If the baseline is wrong, every number that follows will be wrong too
In an Energy Savings Performance Contract (ESPC), everything revolves around savings — and savings are calculated against a baseline. During the Investment Grade Audit (IGA), this baseline is defined by analyzing historical consumption and facility conditions. It represents the “business-as-usual” scenario: what the facility would have consumed without efficiency measures.
But establishing this baseline is far from a simple calculation. It requires accounting for all relevant operating conditions, occupancy patterns, weather data, and equipment schedules. If done improperly, the baseline introduces discrepancies that surface later during the Measurement & Verification (M&V) period — causing disputes, mistrust, and financial exposure.
Problems faced
Incomplete data:
Missing or inconsistent utility bills and operational records lead to unreliable baselines.
Unaccounted variables:
Occupancy changes, seasonal effects, and equipment schedules may distort future savings calculations if not forecasted correctly.

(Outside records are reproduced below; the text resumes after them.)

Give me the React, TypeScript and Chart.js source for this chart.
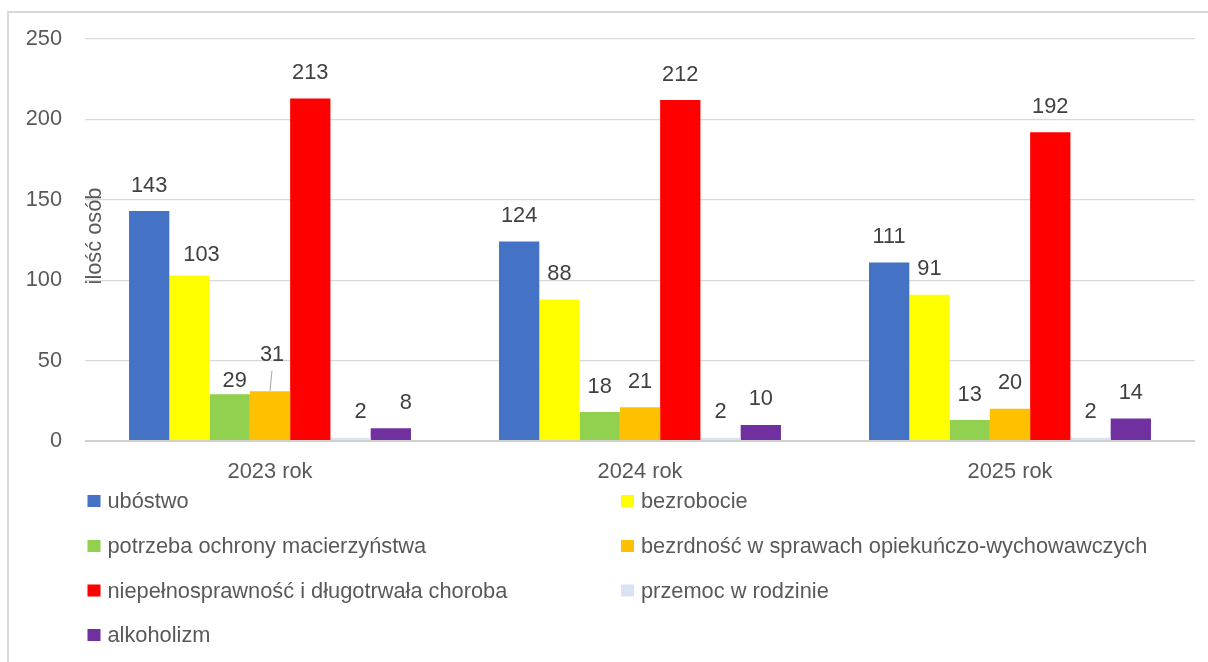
import React, { useEffect, useRef } from "react";
import { Chart, registerables } from "chart.js";

Chart.register(...registerables);

const categories = ["2023 rok", "2024 rok", "2025 rok"];
const seriesNames = [
  "ubóstwo",
  "bezrobocie",
  "potrzeba ochrony macierzyństwa",
  "bezrdność w sprawach opiekuńczo-wychowawczych",
  "niepełnosprawność i długotrwała choroba",
  "przemoc w rodzinie",
  "alkoholizm",
];
const ubostwo = [143, 124, 111];
const bezrobocie = [103, 88, 91];
const macierzynstwo = [29, 18, 13];
const bezradnosc = [31, 21, 20];
const niepelnosprawnosc = [213, 212, 192];
const przemoc = [2, 2, 2];
const alkoholizm = [8, 10, 14];
const yTicks = [0, 50, 100, 150, 200, 250];
const yTitle = "ilość osób";

const seriesValues = [ubostwo, bezrobocie, macierzynstwo, bezradnosc, niepelnosprawnosc, przemoc, alkoholizm];
const seriesColors = ["#4472C4", "#FFFF00", "#92D050", "#FFC000", "#FF0000", "#DAE3F3", "#7030A0"];

const FONT = "'Liberation Sans', Arial, sans-serif";
const FS = 21.8;
const TEXT = "#595959";
const LABEL = "#404040";

// manual label placement tweaks (as in the reference)
const labelAdjust: Record<string, { dx: number; dy: number; leader?: boolean }> = {
  "1-0": { dx: 12, dy: -20.5 },
  "2-0": { dx: 5, dy: -13 },
  "3-0": { dx: 2, dy: -36, leader: true },
  "5-0": { dx: 10, dy: -25.5 },
  "6-0": { dx: 15, dy: -25.5 },
};

const customPlugin = {
  id: "customDraw",
  afterDatasetsDraw(chart: any) {
    const ctx = chart.ctx;
    const area = chart.chartArea;
    ctx.save();
    ctx.font = `${FS}px ${FONT}`;
    ctx.textAlign = "center";
    ctx.textBaseline = "middle";
    chart.data.datasets.forEach((ds: any, di: number) => {
      const meta = chart.getDatasetMeta(di);
      meta.data.forEach((bar: any, i: number) => {
        const adj = labelAdjust[`${di}-${i}`] || { dx: 0, dy: -25.5 };
        const lx = bar.x + adj.dx;
        const ly = bar.y + adj.dy;
        if (adj.leader) {
          ctx.strokeStyle = "#a6a6a6";
          ctx.lineWidth = 1;
          ctx.beginPath();
          ctx.moveTo(lx, ly + 15.5);
          ctx.lineTo(bar.x, bar.y);
          ctx.stroke();
        }
        ctx.fillStyle = LABEL;
        ctx.fillText(String(ds.data[i]), lx, ly);
      });
    });

    // y axis title (placed inside plot area, as in reference)
    ctx.save();
    ctx.translate(area.left + 10, area.top + 197);
    ctx.rotate(-Math.PI / 2);
    ctx.fillStyle = TEXT;
    ctx.fillText(yTitle, 0, 0);
    ctx.restore();

    // legend in two columns
    const colBox = [87.5, 621];
    const rowY = [501, 546, 590.5, 635];
    ctx.textAlign = "left";
    chart.data.datasets.forEach((ds: any, di: number) => {
      const col = di % 2;
      const row = Math.floor(di / 2);
      const bx = colBox[col];
      const cy = rowY[row];
      ctx.fillStyle = ds.backgroundColor;
      ctx.fillRect(bx, cy - 6, 13, 12);
      ctx.fillStyle = TEXT;
      ctx.fillText(ds.label, bx + 20, cy + 1);
    });
    ctx.restore();
  },
};

export default function App() {
  const canvasRef = useRef<HTMLCanvasElement | null>(null);

  useEffect(() => {
    if (!canvasRef.current) return;
    Chart.defaults.font.family = FONT;
    const chart = new Chart(canvasRef.current, {
      type: "bar",
      data: {
        labels: categories,
        datasets: seriesNames.map((name, i) => ({
          label: name,
          data: seriesValues[i],
          backgroundColor: seriesColors[i],
          borderWidth: 0,
          categoryPercentage: 0.762,
          barPercentage: 1,
        })),
      },
      options: {
        animation: false,
        responsive: true,
        maintainAspectRatio: false,
        layout: { padding: { top: 39, right: 13, bottom: 181, left: 0 } },
        plugins: {
          legend: { display: false },
          tooltip: { enabled: false },
          title: { display: false },
        },
        scales: {
          x: {
            grid: { display: false, drawTicks: false },
            border: { display: false },
            ticks: { color: TEXT, font: { size: FS, family: FONT }, padding: 18 },
            afterFit: (s: any) => {
              s.height = 40;
            },
          },
          y: {
            min: 0,
            max: 250,
            afterBuildTicks: (s: any) => {
              s.ticks = yTicks.map((v) => ({ value: v }));
            },
            ticks: { color: TEXT, font: { size: FS, family: FONT }, padding: 23 },
            grid: {
              color: (c: any) => (c.tick && c.tick.value === 0 ? "#d0d0d0" : "#d9d9d9"),
              lineWidth: (c: any) => (c.tick && c.tick.value === 0 ? 2 : 1.3),
              drawTicks: false,
            },
            border: { display: false },
            afterFit: (s: any) => {
              s.width = 85;
            },
          },
        },
      },
      plugins: [customPlugin],
    });
    return () => chart.destroy();
  }, []);

  return (
    <div
      style={{
        position: "absolute",
        left: 0,
        top: 0,
        width: 1208,
        height: 662,
        overflow: "hidden",
        background: "#ffffff",
      }}
    >
      <div
        style={{
          position: "absolute",
          left: 7,
          top: 11,
          width: 1201,
          height: 651,
          borderLeft: "2px solid #d9d9d9",
          borderTop: "2px solid #d9d9d9",
          boxSizing: "border-box",
        }}
      />
      <canvas ref={canvasRef} style={{ position: "absolute", left: 0, top: 0, width: 1208, height: 662 }} />
    </div>
  );
}
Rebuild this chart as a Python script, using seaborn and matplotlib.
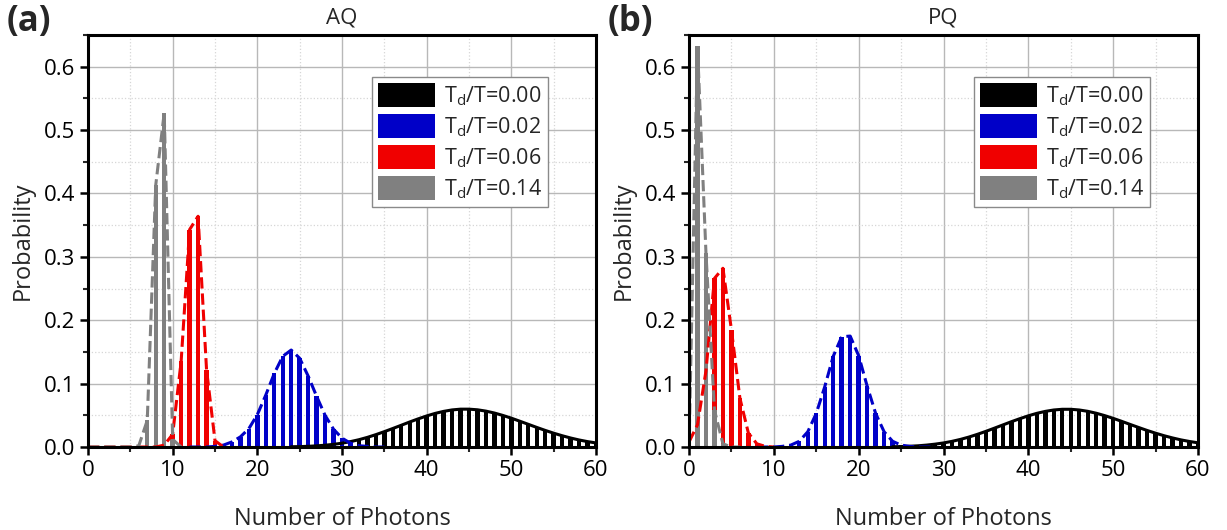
import matplotlib
matplotlib.use("Agg")
import matplotlib.pyplot as plt
import seaborn as sns
import numpy as np
from matplotlib.patches import Patch
from matplotlib.ticker import MultipleLocator

# ---------------- data ----------------
# AQ panel
aq_black_n = list(range(24, 61))
aq_black_p = [0.0004, 0.0006, 0.0011, 0.0018, 0.0028, 0.0042, 0.0060, 0.0085, 0.0115,
              0.0152, 0.0195, 0.0242, 0.0292, 0.0343, 0.0395, 0.0444, 0.0490, 0.0530, 0.0562,
              0.0585, 0.0597, 0.0597, 0.0587, 0.0566, 0.0536, 0.0498, 0.0455, 0.0407, 0.0358,
              0.0309, 0.0262, 0.0218, 0.0178, 0.0142, 0.0111, 0.0085, 0.0064]
aq_blue_n = list(range(12, 36))
aq_blue_p = [0.0, 0.0, 0.0, 0.001, 0.003, 0.008, 0.016, 0.029, 0.051, 0.082,
             0.116, 0.143, 0.153, 0.140, 0.112, 0.080, 0.050, 0.028, 0.014, 0.006,
             0.002, 0.001, 0.0, 0.0]
aq_red_n = list(range(0, 17))
aq_red_p = [0, 0, 0, 0, 0, 0, 0, 0, 0, 0.003, 0.020, 0.135, 0.343, 0.364, 0.122, 0.010, 0.0]
aq_gray_n = list(range(0, 12))
aq_gray_p = [0, 0, 0, 0, 0, 0, 0.002, 0.042, 0.413, 0.527, 0.012, 0.0]

# PQ panel
pq_black_n = list(range(24, 61))
pq_black_p = [0.0004, 0.0007, 0.0012, 0.0019, 0.0030, 0.0045, 0.0064, 0.0089, 0.0120,
              0.0157, 0.0200, 0.0247, 0.0297, 0.0348, 0.0399, 0.0447, 0.0492, 0.0531, 0.0562,
              0.0584, 0.0595, 0.0595, 0.0584, 0.0563, 0.0533, 0.0495, 0.0452, 0.0405, 0.0356,
              0.0308, 0.0261, 0.0218, 0.0178, 0.0143, 0.0112, 0.0087, 0.0066]
pq_blue_n = list(range(8, 30))
pq_blue_p = [0.0, 0.0, 0.0, 0.001, 0.003, 0.009, 0.024, 0.053, 0.095, 0.143,
             0.174, 0.175, 0.144, 0.096, 0.053, 0.024, 0.009, 0.003, 0.001, 0.0,
             0.0, 0.0]
pq_red_n = list(range(0, 11))
pq_red_p = [0.008, 0.035, 0.120, 0.266, 0.282, 0.185, 0.077, 0.022, 0.005, 0.001, 0.0]
pq_gray_n = list(range(0, 7))
pq_gray_p = [0.0, 0.632, 0.306, 0.058, 0.005, 0.0, 0.0]

labels = [r"T$_\mathrm{d}$/T=0.00", r"T$_\mathrm{d}$/T=0.02",
          r"T$_\mathrm{d}$/T=0.06", r"T$_\mathrm{d}$/T=0.14"]
colors = ["#000000", "#0000C8", "#F00000", "#808080"]
styles = ["-", "--", "--", "--"]
x_ticks = [0, 10, 20, 30, 40, 50, 60]
y_ticks = [0.0, 0.1, 0.2, 0.3, 0.4, 0.5, 0.6]

# ---------------- style ----------------
sns.set_theme(style="ticks")
plt.rcParams["font.family"] = ["Open Sans", "DejaVu Sans"]
plt.rcParams["mathtext.fontset"] = "custom"
plt.rcParams["mathtext.rm"] = "Open Sans"

fig = plt.figure(figsize=(12.27, 5.30), dpi=100)
ax1 = fig.add_axes([88 / 1227, 83 / 530, 508 / 1227, 412 / 530])
ax2 = fig.add_axes([689 / 1227, 83 / 530, 509 / 1227, 412 / 530])

panels = [
    (ax1, "AQ", "(a)", 7, [(aq_black_n, aq_black_p), (aq_blue_n, aq_blue_p),
                           (aq_red_n, aq_red_p), (aq_gray_n, aq_gray_p)]),
    (ax2, "PQ", "(b)", 608, [(pq_black_n, pq_black_p), (pq_blue_n, pq_blue_p),
                             (pq_red_n, pq_red_p), (pq_gray_n, pq_gray_p)]),
]

for ax, title, tag, tagx, series in panels:
    for (n, p), c, ls in zip(series, colors, styles):
        sns.barplot(x=n, y=p, native_scale=True, width=0.52, color=c,
                    saturation=1, linewidth=0, errorbar=None, ax=ax)
        sns.lineplot(x=n, y=p, color=c, linestyle=ls, linewidth=2.2, ax=ax)

    ax.set_xlim(0, 60)
    ax.set_ylim(0, 0.65)
    ax.set_xticks(x_ticks)
    ax.set_xticklabels([str(v) for v in x_ticks])
    ax.set_yticks(y_ticks)
    ax.set_yticklabels([f"{v:.1f}" for v in y_ticks])
    ax.xaxis.set_minor_locator(MultipleLocator(5))
    ax.yaxis.set_minor_locator(MultipleLocator(0.05))
    ax.set_axisbelow(True)
    ax.grid(which="major", color="#b8b8b8", linewidth=1.0, linestyle="-")
    ax.grid(which="minor", color="#d6d6d6", linewidth=0.9, linestyle=":")
    ax.tick_params(which="major", direction="out", length=6, width=1.8,
                   labelsize=16, colors="black", top=False, right=False, pad=3)
    ax.tick_params(which="minor", direction="out", length=3.5, width=1.5,
                   top=False, right=False)
    for s in ax.spines.values():
        s.set_visible(True)
        s.set_linewidth(2.2)
        s.set_color("black")

    ax.set_xlabel("Number of Photons", fontsize=17)
    ax.set_ylabel("Probability", fontsize=17)
    ax.xaxis.set_label_coords(0.5, -0.145)
    ax.set_title(title, fontsize=16, pad=8)

    handles = [Patch(facecolor=c, edgecolor="none") for c in colors]
    leg = ax.legend(handles, labels, loc="upper right", bbox_to_anchor=(0.906, 0.898),
                    fontsize=15.5, handlelength=2.65, handleheight=1.3, frameon=True,
                    fancybox=False, edgecolor="#8a8a8a", framealpha=1,
                    borderpad=0.3, labelspacing=0.3, handletextpad=0.4,
                    borderaxespad=0)
    leg.get_frame().set_linewidth(1.0)

    fig.text(tagx / 1227, 1 - 31 / 530, tag, fontsize=25, fontweight="bold",
             ha="left", va="baseline")

ax1.yaxis.set_label_coords(-0.105, 0.5)
ax2.yaxis.set_label_coords(-0.105, 0.5)

fig.savefig("out.png", dpi=100)
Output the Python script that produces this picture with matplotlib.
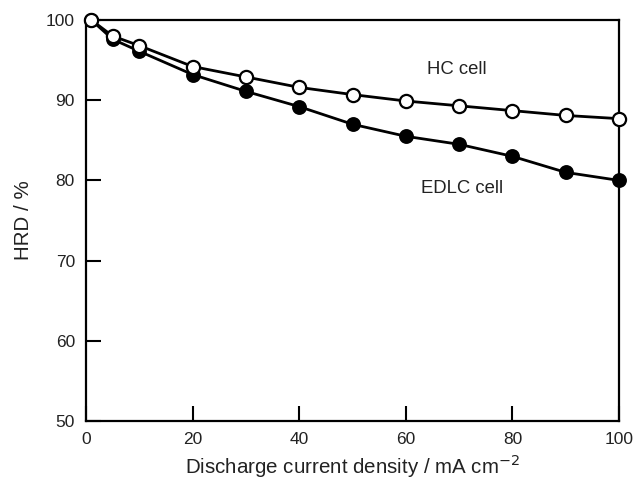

Over-optimistic assumptions:
A baseline inflated beyond actual conditions creates the illusion of savings that cannot be sustained.
Disputes in M&V:
Clients and ESCOs often clash during verification because of unclear or inaccurate baselines.
Main Objectives
- Stress the importance of rigorous baseline development during IGA
- Highlight the need to account for all facility conditions and external drivers
- Show how accurate baselines feed directly into energy models that forecast savings under various operational scenarios
- Demonstrate how this accuracy prevents costly disputes and strengthens project bankability
Approach
A proper baseline establishment requires:
- Data collection: At least 12–36 months of utility bills, weather data, and facility operation log
- Normalization: Adjusting consumption data for weather and occupancy to remove anomalies
- Variable identification: Recognizing main consumption drivers (e.g., cooling degree days, production volume, operating hours)
- Energy modeling: Inputting the baseline into calibrated energy simulation tools, with forecasts for the main variables
- Stakeholder agreement: Both client and ESCO must formally agree on the baseline methodology before contract signature
Results
- Projects with robust baselines achieve transparent, defensible savings calculations, reducing disputes during M&V
- Accurate baselines allow better risk allocation in ESPCs, making projects more attractive to financiers
- Calibrated energy models provide realistic savings forecasts, enabling clients to plan operationally and financially with confidence
- Ultimately, the baseline transforms from a technical exercise into a contractual safeguard that underpins trust between client, ESCO, and financier
Conclusion
In short: a solid baseline is not just a starting point — it is the foundation of the entire ESPC. Without it, savings are uncertain, trust is fragile, and investment is at risk. With it, every party can move forward with clarity and confidence.